The user is presented a semi-transparent cuboid overlayed on the current point cloud published from the camera, where the cuboid is showing the current region the segmentation algorithm will operate on. The cuboid has 6 interactive arrows attached to it, 2 for each of the XYZ coordinate direction, colored conventionally to indicate the dimension it’s associated with, X (red), Y (green), and Z (blue).

Clicking on an arrow and holding the mouse button down enables the user to drag their mouse along that dimension to change the extent of the cuboid in that dimension along the direction they drag their mouse.

Once the mouse button is released, the cuboid extent is fixed in that dimension, and the user can adjust each of the 6 sides of the region until they are happy with it.

Once the region looks good, the user can right-click any of the arrows and a simple menu pops up where they can select to save the region. This initiates a ROS service call to set the parameters of the region in the backend for the algorithms to utilize.

To ensure the segmentation will actually select the object of interest at runtime, the user can again right-click an arrow and select “Run Segmentation” and it will initiate a ROS service call to run the segmentation algorithm using the current region enclosed by the visualized cuboid.

The user can then inspect the resulting segmented point cloud to ensure only the object (or other things of interest) are visualized. If it includes other points that aren’t desired, the user can iterate on their selection until it includes only the desired points.

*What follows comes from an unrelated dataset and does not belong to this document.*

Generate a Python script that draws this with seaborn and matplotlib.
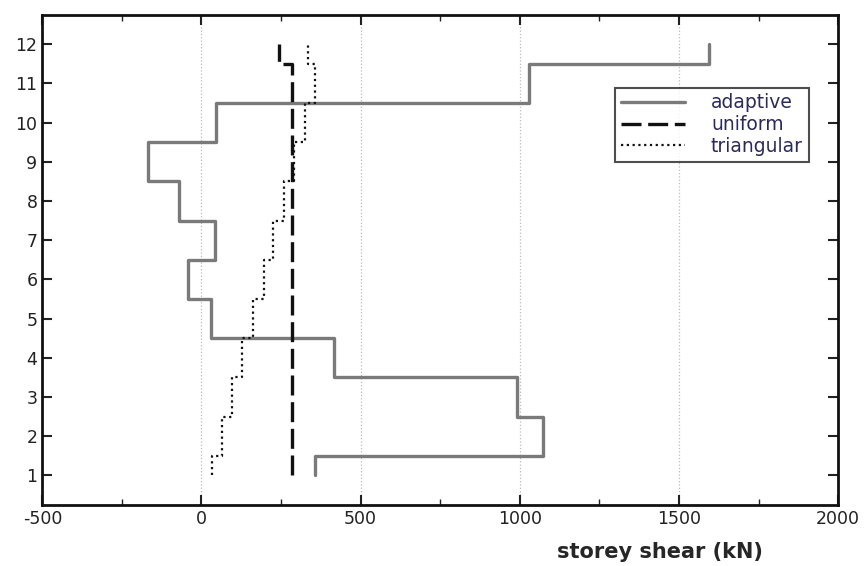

Typically it would nail it the first try, and would only take at most 2-3 iterations to get exactly what you wanted. This is in comparison to 10-15 tries doing it manually without the visualizer. This saved me A LOT of time, because I was moving the camera around a lot in my experiments to try different angles and I was having to re-specify the region of interest frequently. With the visualizer, it was no burden to me and even enjoyable to use.
Technical Details
While on some level this was a simple tool to implement (hooking up ROS service calls, using common rviz visualizations, etc.), there was at least one challenging aspect of this which I found interesting. Even though the interactive markers provide an option to use XYZ controls simultaneously on a single marker, AND render a shape like a cuboid in the interior, I couldn’t figure out a way to dynamically change the size of that cuboid while keeping the interactive marker controls at the boundary of the cuboid, which is ultimately what I needed.
My solution was to use 6 different interactive markers, 2 for each XYZ dimension, one for the positive direction and one for the negative direction. Another marker (not an interactive one) rendered the cuboid region, and its extents were dynamically changed based on the current position of all of the interactive markers. To get the interactions to make sense such that the interactive markers would stay attached to the cuboid boundary, I had to incorporate some simple math to set ALL of the marker poses anytime any one of the interactive markers were moved. Because the cuboid marker is defined as extents about a center origin, you have to change both the cuboid’s origin and extents, as well as the interactive marker poses, so that everything stays consistent.
For example, if you move the +X marker 1 meter, the cuboid origin needs to shift 0.5 meters, and the extent in the X dimension needs to increase by 0.5 meters. The pose of the YZ interactive markers in this case all need to be adjusted in the +X direction as well by 0.5 meters so they track with the origin of cuboid. These updates are happening at a 100hZ so from the user’s perspective, they just drag around the arrows and see the extent of the cuboid change in that dimension/direction. In the backend the pose and extent computations are driving the updates to give the right user experience.
Limitations
This approach worked beautifully for our lab setup, but it wasn’t without limitations. The initial pose of the cuboid is set to something sensible in the world coordinate frame, but there isn’t currently an option to modify the initial pose. This was something on my mind that I never had the chance to go back and implement. That means it will always be axis-aligned to the world frame, so if your table were yawed from that frame then you won’t be able to enclose the region of interest as nicely. I think the solution is to add another interactive marker to control orientation of the cuboid, or make the cuboid an interactive marker that you could manipulate.
Another obvious limitation is it’s only one cuboid! If you had disjoint regions you wanted to select, or if you wanted to explicitly exclude a region within the selected region, it’s not possible with the single cuboid region I implemented. I think it would be relatively straight-forward to allow for multiple instances to run at the same time if you set the ROS namespaces appropriately, and that would be an easy way to get disjoint regions. But we had a relatively simple use case of single object on single table so I didn’t explore this route at the time.